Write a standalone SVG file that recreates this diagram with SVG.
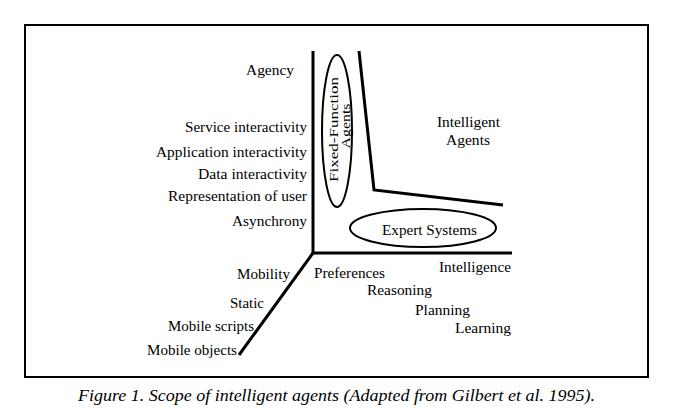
<svg xmlns="http://www.w3.org/2000/svg" width="673" height="419" viewBox="0 0 673 419">
<style>
text{font-family:"Liberation Serif","Times New Roman",serif;font-size:14px;fill:#000}
.m{text-anchor:middle}
.sm{font-size:12.5px}
.ax{stroke:#000;stroke-width:3;fill:none}
.el{stroke:#000;stroke-width:2;fill:none}
.cap{font-style:italic;font-size:16px}
</style>
<rect x="25" y="25" width="623" height="352" fill="#fff" stroke="#000" stroke-width="2"/>
<g id="connectors">
<path class="ax" d="M313,51 V253 H512"/>
<path class="ax" d="M313,253 L239,355"/>
<path class="ax" d="M359,51 L374,190 L503,205"/>
</g>
<g id="fixed-function-agents">
<ellipse class="el" cx="337" cy="131" rx="15" ry="76"/>
<text class="m sm" transform="translate(338,129.5) rotate(-90)" textLength="105" lengthAdjust="spacingAndGlyphs">Fixed-Function</text>
<text class="m sm" transform="translate(350,126) rotate(-90)" textLength="45" lengthAdjust="spacingAndGlyphs">Agents</text>
</g>
<g id="expert-systems">
<ellipse class="el" cx="423" cy="228" rx="73" ry="19"/>
<text x="382" y="235" textLength="95" lengthAdjust="spacingAndGlyphs">Expert Systems</text>
</g>
<g id="intelligent-agents">
<text x="437" y="127" textLength="63" lengthAdjust="spacingAndGlyphs">Intelligent</text>
<text x="446" y="145" textLength="44" lengthAdjust="spacingAndGlyphs">Agents</text>
</g>
<g id="agency-axis">
<text x="246" y="75" textLength="48" lengthAdjust="spacingAndGlyphs">Agency</text>
<text x="185" y="132" textLength="122" lengthAdjust="spacingAndGlyphs">Service interactivity</text>
<text x="156" y="157" textLength="151" lengthAdjust="spacingAndGlyphs">Application interactivity</text>
<text x="198" y="179" textLength="109" lengthAdjust="spacingAndGlyphs">Data interactivity</text>
<text x="168" y="201" textLength="139" lengthAdjust="spacingAndGlyphs">Representation of user</text>
<text x="232" y="226" textLength="75" lengthAdjust="spacingAndGlyphs">Asynchrony</text>
</g>
<g id="mobility-axis">
<text x="237" y="279" textLength="53" lengthAdjust="spacingAndGlyphs">Mobility</text>
<text x="230" y="308" textLength="34" lengthAdjust="spacingAndGlyphs">Static</text>
<text x="168" y="331" textLength="86" lengthAdjust="spacingAndGlyphs">Mobile scripts</text>
<text x="147" y="355" textLength="90" lengthAdjust="spacingAndGlyphs">Mobile objects</text>
</g>
<g id="intelligence-axis">
<text x="439" y="272" textLength="72" lengthAdjust="spacingAndGlyphs">Intelligence</text>
<text x="314" y="278" textLength="71" lengthAdjust="spacingAndGlyphs">Preferences</text>
<text x="367" y="295" textLength="65" lengthAdjust="spacingAndGlyphs">Reasoning</text>
<text x="415" y="315" textLength="55" lengthAdjust="spacingAndGlyphs">Planning</text>
<text x="455" y="333" textLength="56" lengthAdjust="spacingAndGlyphs">Learning</text>
</g>
<text class="cap" x="78" y="401" textLength="517" lengthAdjust="spacingAndGlyphs">Figure 1. Scope of intelligent agents (Adapted from Gilbert et al. 1995).</text>
</svg>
========
§ **Exercise aim**
Omit every picture, then reproduce the rest of the listing exactly.

§ **Task response**
Write a standalone SVG file that recreates this diagram with SVG.
<svg xmlns="http://www.w3.org/2000/svg" width="673" height="419" viewBox="0 0 673 419">
<style>
text{font-family:"Liberation Serif","Times New Roman",serif;font-size:14px;fill:#000}
.m{text-anchor:middle}
.sm{font-size:12.5px}
.ax{stroke:#000;stroke-width:3;fill:none}
.el{stroke:#000;stroke-width:2;fill:none}
.cap{font-style:italic;font-size:16px}
</style>
<rect x="25" y="25" width="623" height="352" fill="#fff" stroke="#000" stroke-width="2"/>
<g id="connectors">
<path class="ax" d="M313,51 V253 H512"/>
<path class="ax" d="M313,253 L239,355"/>
<path class="ax" d="M359,51 L374,190 L503,205"/>
</g>
<g id="fixed-function-agents">
<ellipse class="el" cx="337" cy="131" rx="15" ry="76"/>
<text class="m sm" transform="translate(338,129.5) rotate(-90)" textLength="105" lengthAdjust="spacingAndGlyphs">Fixed-Function</text>
<text class="m sm" transform="translate(350,126) rotate(-90)" textLength="45" lengthAdjust="spacingAndGlyphs">Agents</text>
</g>
<g id="expert-systems">
<ellipse class="el" cx="423" cy="228" rx="73" ry="19"/>
<text x="382" y="235" textLength="95" lengthAdjust="spacingAndGlyphs">Expert Systems</text>
</g>
<g id="intelligent-agents">
<text x="437" y="127" textLength="63" lengthAdjust="spacingAndGlyphs">Intelligent</text>
<text x="446" y="145" textLength="44" lengthAdjust="spacingAndGlyphs">Agents</text>
</g>
<g id="agency-axis">
<text x="246" y="75" textLength="48" lengthAdjust="spacingAndGlyphs">Agency</text>
<text x="185" y="132" textLength="122" lengthAdjust="spacingAndGlyphs">Service interactivity</text>
<text x="156" y="157" textLength="151" lengthAdjust="spacingAndGlyphs">Application interactivity</text>
<text x="198" y="179" textLength="109" lengthAdjust="spacingAndGlyphs">Data interactivity</text>
<text x="168" y="201" textLength="139" lengthAdjust="spacingAndGlyphs">Representation of user</text>
<text x="232" y="226" textLength="75" lengthAdjust="spacingAndGlyphs">Asynchrony</text>
</g>
<g id="mobility-axis">
<text x="237" y="279" textLength="53" lengthAdjust="spacingAndGlyphs">Mobility</text>
<text x="230" y="308" textLength="34" lengthAdjust="spacingAndGlyphs">Static</text>
<text x="168" y="331" textLength="86" lengthAdjust="spacingAndGlyphs">Mobile scripts</text>
<text x="147" y="355" textLength="90" lengthAdjust="spacingAndGlyphs">Mobile objects</text>
</g>
<g id="intelligence-axis">
<text x="439" y="272" textLength="72" lengthAdjust="spacingAndGlyphs">Intelligence</text>
<text x="314" y="278" textLength="71" lengthAdjust="spacingAndGlyphs">Preferences</text>
<text x="367" y="295" textLength="65" lengthAdjust="spacingAndGlyphs">Reasoning</text>
<text x="415" y="315" textLength="55" lengthAdjust="spacingAndGlyphs">Planning</text>
<text x="455" y="333" textLength="56" lengthAdjust="spacingAndGlyphs">Learning</text>
</g>
<text class="cap" x="78" y="401" textLength="517" lengthAdjust="spacingAndGlyphs">Figure 1. Scope of intelligent agents (Adapted from Gilbert et al. 1995).</text>
</svg>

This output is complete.